**Dataset content**.
^^^^^^^^^^^^^^^^

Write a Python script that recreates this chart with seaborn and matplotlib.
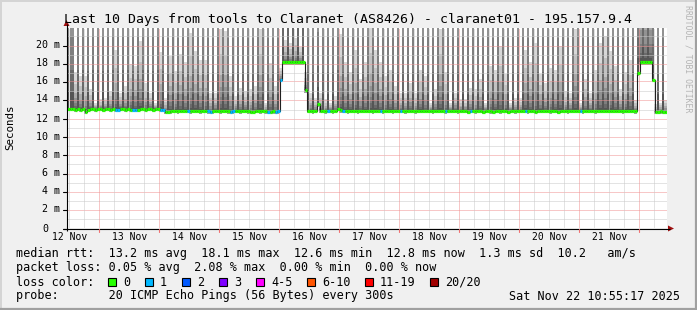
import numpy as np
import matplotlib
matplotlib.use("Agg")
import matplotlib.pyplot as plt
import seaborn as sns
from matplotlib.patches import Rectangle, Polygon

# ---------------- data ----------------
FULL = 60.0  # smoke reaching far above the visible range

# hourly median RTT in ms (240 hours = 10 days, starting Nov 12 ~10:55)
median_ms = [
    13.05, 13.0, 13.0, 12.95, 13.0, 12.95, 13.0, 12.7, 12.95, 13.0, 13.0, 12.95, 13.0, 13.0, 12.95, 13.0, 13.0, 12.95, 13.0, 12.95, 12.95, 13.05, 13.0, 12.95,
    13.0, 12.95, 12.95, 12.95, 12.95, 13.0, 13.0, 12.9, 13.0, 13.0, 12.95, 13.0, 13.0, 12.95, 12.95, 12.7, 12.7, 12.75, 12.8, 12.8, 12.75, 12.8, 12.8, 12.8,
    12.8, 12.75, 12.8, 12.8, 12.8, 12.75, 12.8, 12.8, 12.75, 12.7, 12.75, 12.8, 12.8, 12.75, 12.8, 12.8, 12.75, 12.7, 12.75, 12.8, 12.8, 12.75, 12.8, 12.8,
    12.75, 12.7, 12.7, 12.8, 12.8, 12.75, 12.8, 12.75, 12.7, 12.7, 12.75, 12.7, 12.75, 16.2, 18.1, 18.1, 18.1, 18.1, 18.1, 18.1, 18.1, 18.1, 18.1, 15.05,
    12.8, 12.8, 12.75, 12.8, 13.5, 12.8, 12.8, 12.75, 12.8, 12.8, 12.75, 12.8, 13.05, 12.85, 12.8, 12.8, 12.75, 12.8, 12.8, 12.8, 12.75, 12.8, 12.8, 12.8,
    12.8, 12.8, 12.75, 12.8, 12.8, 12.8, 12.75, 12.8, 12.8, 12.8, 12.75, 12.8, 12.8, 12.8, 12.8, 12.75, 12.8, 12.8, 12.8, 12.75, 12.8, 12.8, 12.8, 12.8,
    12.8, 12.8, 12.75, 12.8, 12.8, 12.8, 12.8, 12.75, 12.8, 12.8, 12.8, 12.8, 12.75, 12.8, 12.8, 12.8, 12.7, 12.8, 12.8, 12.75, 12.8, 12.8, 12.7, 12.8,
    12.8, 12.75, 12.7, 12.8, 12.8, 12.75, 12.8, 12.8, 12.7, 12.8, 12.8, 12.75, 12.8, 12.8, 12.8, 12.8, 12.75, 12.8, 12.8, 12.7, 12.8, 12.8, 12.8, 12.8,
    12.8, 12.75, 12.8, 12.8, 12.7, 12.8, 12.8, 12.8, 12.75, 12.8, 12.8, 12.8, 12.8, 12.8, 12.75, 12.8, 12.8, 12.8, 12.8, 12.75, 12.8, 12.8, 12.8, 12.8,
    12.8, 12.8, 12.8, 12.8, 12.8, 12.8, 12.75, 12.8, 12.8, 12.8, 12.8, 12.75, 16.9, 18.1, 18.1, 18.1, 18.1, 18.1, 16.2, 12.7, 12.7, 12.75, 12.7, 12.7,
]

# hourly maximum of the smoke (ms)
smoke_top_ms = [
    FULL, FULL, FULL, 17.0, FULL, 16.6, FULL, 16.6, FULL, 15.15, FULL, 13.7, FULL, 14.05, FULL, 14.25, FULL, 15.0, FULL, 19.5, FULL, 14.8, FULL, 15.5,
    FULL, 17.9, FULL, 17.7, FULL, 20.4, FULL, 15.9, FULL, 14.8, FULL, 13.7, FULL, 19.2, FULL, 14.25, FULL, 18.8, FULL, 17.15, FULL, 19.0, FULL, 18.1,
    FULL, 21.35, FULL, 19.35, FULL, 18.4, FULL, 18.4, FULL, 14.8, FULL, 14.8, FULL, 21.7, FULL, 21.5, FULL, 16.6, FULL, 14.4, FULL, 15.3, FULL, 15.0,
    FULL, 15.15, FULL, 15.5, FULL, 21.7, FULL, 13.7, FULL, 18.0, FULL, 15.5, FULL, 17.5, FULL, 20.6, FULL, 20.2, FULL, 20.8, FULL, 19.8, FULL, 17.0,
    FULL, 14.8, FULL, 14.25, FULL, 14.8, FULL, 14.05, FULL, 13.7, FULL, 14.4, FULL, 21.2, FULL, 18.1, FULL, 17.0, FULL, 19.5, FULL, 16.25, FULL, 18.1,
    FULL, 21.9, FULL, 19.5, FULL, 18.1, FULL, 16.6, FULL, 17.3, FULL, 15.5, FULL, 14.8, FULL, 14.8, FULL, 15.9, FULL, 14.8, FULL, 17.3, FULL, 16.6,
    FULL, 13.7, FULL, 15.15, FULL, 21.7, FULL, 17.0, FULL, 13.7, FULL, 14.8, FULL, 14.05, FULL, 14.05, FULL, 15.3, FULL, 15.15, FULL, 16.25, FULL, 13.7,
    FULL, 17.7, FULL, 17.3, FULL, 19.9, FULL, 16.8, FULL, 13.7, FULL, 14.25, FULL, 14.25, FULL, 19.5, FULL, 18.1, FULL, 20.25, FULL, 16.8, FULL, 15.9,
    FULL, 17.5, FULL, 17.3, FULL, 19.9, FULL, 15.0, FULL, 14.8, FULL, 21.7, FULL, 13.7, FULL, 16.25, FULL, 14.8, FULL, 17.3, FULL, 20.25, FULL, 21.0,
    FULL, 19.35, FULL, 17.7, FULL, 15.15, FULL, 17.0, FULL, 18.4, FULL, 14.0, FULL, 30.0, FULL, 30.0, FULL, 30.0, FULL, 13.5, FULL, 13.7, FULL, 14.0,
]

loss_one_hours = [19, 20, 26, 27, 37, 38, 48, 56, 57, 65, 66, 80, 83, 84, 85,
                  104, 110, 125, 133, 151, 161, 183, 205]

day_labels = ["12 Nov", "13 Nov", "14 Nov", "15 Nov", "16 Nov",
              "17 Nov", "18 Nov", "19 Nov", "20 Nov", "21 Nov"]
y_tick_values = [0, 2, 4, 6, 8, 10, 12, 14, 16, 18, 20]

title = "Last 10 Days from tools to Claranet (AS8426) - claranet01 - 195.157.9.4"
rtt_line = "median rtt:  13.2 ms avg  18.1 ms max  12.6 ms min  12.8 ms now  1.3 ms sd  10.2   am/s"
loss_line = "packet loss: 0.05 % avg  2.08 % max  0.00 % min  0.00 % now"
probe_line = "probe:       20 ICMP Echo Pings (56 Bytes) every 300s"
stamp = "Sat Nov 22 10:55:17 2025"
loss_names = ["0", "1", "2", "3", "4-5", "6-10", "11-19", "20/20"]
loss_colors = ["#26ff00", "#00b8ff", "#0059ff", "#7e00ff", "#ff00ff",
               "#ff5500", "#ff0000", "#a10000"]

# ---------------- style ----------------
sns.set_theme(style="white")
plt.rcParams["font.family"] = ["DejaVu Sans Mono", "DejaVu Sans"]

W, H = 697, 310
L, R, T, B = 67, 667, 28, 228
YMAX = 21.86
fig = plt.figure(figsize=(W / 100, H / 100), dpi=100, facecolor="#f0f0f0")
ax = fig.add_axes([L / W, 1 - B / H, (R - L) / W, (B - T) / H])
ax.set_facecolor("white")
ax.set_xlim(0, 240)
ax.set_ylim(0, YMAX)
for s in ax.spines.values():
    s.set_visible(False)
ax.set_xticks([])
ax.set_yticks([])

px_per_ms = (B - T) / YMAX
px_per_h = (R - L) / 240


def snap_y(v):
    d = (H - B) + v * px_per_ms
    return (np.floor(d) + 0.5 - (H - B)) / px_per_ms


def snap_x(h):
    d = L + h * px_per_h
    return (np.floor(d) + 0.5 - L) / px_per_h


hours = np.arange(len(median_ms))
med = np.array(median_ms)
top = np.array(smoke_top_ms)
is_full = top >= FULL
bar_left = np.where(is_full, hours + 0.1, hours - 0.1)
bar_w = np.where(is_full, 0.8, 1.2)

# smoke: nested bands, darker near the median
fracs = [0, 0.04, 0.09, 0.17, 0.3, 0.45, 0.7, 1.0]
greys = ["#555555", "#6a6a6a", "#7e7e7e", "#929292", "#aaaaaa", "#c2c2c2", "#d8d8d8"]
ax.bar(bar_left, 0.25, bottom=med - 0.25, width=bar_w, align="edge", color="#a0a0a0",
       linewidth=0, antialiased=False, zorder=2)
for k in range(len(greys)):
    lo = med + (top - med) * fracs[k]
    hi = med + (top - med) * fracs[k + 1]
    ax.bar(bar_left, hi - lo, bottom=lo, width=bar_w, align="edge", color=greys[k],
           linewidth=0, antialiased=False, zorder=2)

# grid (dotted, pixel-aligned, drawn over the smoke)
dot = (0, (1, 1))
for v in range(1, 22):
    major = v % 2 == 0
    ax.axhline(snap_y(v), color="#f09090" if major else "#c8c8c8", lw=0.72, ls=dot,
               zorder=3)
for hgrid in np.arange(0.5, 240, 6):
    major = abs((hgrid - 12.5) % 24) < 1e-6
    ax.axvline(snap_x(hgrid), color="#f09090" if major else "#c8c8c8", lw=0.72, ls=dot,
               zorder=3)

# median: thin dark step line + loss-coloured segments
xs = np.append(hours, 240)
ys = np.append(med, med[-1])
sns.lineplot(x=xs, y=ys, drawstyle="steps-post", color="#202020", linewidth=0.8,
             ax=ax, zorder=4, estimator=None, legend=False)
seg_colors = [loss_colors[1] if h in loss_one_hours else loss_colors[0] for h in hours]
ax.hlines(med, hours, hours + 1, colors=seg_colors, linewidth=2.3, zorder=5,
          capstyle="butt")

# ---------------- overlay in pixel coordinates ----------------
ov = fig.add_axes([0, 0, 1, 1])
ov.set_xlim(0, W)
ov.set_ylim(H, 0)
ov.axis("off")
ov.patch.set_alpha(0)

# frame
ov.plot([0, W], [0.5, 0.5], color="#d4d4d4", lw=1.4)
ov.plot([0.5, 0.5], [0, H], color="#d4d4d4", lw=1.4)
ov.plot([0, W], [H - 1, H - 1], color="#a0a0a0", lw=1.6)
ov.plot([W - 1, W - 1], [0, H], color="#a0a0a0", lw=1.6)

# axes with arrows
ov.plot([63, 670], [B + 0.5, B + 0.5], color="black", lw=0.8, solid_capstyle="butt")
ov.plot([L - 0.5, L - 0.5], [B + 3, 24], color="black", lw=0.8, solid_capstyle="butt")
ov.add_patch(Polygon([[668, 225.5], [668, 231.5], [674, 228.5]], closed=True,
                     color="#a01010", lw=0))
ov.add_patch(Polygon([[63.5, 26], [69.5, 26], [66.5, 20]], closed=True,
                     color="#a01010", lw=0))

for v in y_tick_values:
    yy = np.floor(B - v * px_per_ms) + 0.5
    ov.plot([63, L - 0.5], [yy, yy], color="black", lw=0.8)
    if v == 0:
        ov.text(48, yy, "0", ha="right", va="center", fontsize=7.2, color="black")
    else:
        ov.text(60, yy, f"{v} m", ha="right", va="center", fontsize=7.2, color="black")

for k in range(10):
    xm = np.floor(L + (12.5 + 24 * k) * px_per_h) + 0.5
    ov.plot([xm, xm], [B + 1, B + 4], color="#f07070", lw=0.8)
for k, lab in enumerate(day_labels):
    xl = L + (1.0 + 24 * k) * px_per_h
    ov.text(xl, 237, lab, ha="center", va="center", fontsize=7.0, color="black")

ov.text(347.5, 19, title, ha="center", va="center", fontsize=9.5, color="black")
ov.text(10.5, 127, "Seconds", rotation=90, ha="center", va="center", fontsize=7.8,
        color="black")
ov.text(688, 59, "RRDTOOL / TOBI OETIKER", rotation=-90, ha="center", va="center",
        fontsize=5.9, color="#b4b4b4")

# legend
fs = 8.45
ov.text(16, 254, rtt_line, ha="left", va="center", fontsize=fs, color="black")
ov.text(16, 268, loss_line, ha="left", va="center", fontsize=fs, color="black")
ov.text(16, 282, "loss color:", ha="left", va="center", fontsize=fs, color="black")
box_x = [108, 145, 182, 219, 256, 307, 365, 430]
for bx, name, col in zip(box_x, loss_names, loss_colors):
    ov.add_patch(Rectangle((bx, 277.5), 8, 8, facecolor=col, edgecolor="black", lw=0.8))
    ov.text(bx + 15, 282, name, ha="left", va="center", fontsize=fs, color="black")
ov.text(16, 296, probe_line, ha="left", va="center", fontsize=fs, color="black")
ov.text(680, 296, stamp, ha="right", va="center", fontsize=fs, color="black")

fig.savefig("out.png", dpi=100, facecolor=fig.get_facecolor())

^^^^^^^^^^^^^^^^

**What you will do**. Starting with the first line of the data above and ending with the line containing "FULL = 60.0", please restate every line exactly, leaving images out.

**Solution**.
Write a Python script that recreates this chart with seaborn and matplotlib.
import numpy as np
import matplotlib
matplotlib.use("Agg")
import matplotlib.pyplot as plt
import seaborn as sns
from matplotlib.patches import Rectangle, Polygon

# ---------------- data ----------------
FULL = 60.0  # smoke reaching far above the visible range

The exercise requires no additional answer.